Stated problem:
Output the lines exactly, from the one where "Write the Observable" appears through the one where "const fmt = v" appears. Images are left out.

(Records with drawing code)
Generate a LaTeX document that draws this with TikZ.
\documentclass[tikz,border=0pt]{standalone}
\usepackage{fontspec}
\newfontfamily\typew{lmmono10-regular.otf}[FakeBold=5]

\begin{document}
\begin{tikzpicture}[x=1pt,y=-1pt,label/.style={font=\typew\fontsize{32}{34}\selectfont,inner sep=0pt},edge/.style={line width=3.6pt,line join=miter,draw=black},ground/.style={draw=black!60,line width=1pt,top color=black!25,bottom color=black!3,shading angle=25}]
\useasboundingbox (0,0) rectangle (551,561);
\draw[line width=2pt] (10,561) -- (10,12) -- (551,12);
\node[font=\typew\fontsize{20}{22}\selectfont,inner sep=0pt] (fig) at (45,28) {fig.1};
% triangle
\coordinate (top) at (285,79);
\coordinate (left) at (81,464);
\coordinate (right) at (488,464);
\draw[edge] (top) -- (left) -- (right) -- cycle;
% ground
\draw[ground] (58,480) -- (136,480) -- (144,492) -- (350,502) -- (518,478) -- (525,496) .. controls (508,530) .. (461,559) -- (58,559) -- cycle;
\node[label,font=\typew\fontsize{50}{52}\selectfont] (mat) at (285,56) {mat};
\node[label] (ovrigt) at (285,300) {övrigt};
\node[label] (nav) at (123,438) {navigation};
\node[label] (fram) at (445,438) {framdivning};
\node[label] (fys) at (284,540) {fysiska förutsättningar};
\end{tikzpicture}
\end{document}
* * *
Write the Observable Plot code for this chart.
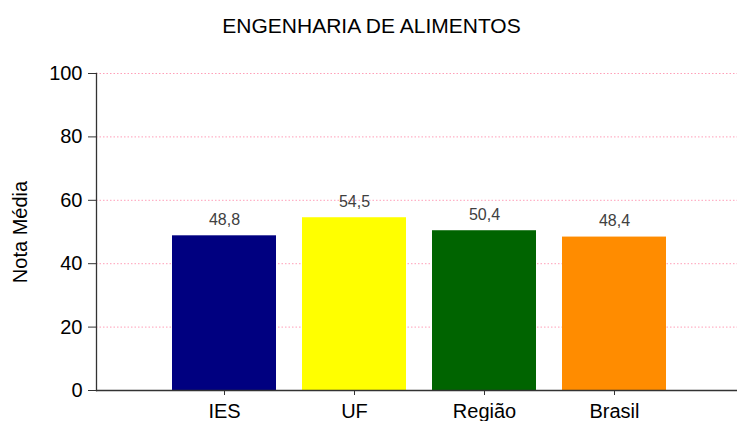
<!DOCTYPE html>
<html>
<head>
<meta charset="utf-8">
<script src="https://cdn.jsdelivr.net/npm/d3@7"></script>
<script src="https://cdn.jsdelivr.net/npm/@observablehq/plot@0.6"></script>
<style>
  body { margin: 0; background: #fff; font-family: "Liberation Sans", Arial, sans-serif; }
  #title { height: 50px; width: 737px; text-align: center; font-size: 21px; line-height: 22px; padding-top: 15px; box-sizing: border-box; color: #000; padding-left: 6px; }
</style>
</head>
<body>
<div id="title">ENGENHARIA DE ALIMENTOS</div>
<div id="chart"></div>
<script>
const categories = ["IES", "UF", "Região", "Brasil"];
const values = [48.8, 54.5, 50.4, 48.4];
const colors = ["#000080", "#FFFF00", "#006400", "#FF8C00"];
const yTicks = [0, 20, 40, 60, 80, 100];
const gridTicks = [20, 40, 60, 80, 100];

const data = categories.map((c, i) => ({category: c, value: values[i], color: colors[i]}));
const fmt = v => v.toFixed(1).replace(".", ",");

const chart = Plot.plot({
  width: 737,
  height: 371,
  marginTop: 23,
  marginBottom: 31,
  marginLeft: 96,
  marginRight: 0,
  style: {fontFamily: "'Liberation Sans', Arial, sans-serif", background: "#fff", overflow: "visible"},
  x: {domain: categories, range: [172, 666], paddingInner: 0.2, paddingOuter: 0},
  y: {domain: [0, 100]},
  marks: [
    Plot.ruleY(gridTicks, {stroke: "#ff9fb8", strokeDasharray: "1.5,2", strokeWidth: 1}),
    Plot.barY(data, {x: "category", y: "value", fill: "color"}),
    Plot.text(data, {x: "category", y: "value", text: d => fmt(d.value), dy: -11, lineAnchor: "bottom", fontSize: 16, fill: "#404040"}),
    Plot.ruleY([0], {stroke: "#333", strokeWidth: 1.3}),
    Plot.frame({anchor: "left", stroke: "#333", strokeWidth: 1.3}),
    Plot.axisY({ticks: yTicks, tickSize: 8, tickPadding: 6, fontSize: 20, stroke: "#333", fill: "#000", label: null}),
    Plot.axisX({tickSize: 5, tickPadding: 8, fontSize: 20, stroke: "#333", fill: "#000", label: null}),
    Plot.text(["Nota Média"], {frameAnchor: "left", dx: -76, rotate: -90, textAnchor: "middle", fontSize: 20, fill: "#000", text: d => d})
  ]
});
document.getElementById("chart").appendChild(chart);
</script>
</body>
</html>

Reply to the task:
Write the Observable Plot code for this chart.
<!DOCTYPE html>
<html>
<head>
<meta charset="utf-8">
<script src="https://cdn.jsdelivr.net/npm/d3@7"></script>
<script src="https://cdn.jsdelivr.net/npm/@observablehq/plot@0.6"></script>
<style>
  body { margin: 0; background: #fff; font-family: "Liberation Sans", Arial, sans-serif; }
  #title { height: 50px; width: 737px; text-align: center; font-size: 21px; line-height: 22px; padding-top: 15px; box-sizing: border-box; color: #000; padding-left: 6px; }
</style>
</head>
<body>
<div id="title">ENGENHARIA DE ALIMENTOS</div>
<div id="chart"></div>
<script>
const categories = ["IES", "UF", "Região", "Brasil"];
const values = [48.8, 54.5, 50.4, 48.4];
const colors = ["#000080", "#FFFF00", "#006400", "#FF8C00"];
const yTicks = [0, 20, 40, 60, 80, 100];
const gridTicks = [20, 40, 60, 80, 100];

const data = categories.map((c, i) => ({category: c, value: values[i], color: colors[i]}));
const fmt = v => v.toFixed(1).replace(".", ",");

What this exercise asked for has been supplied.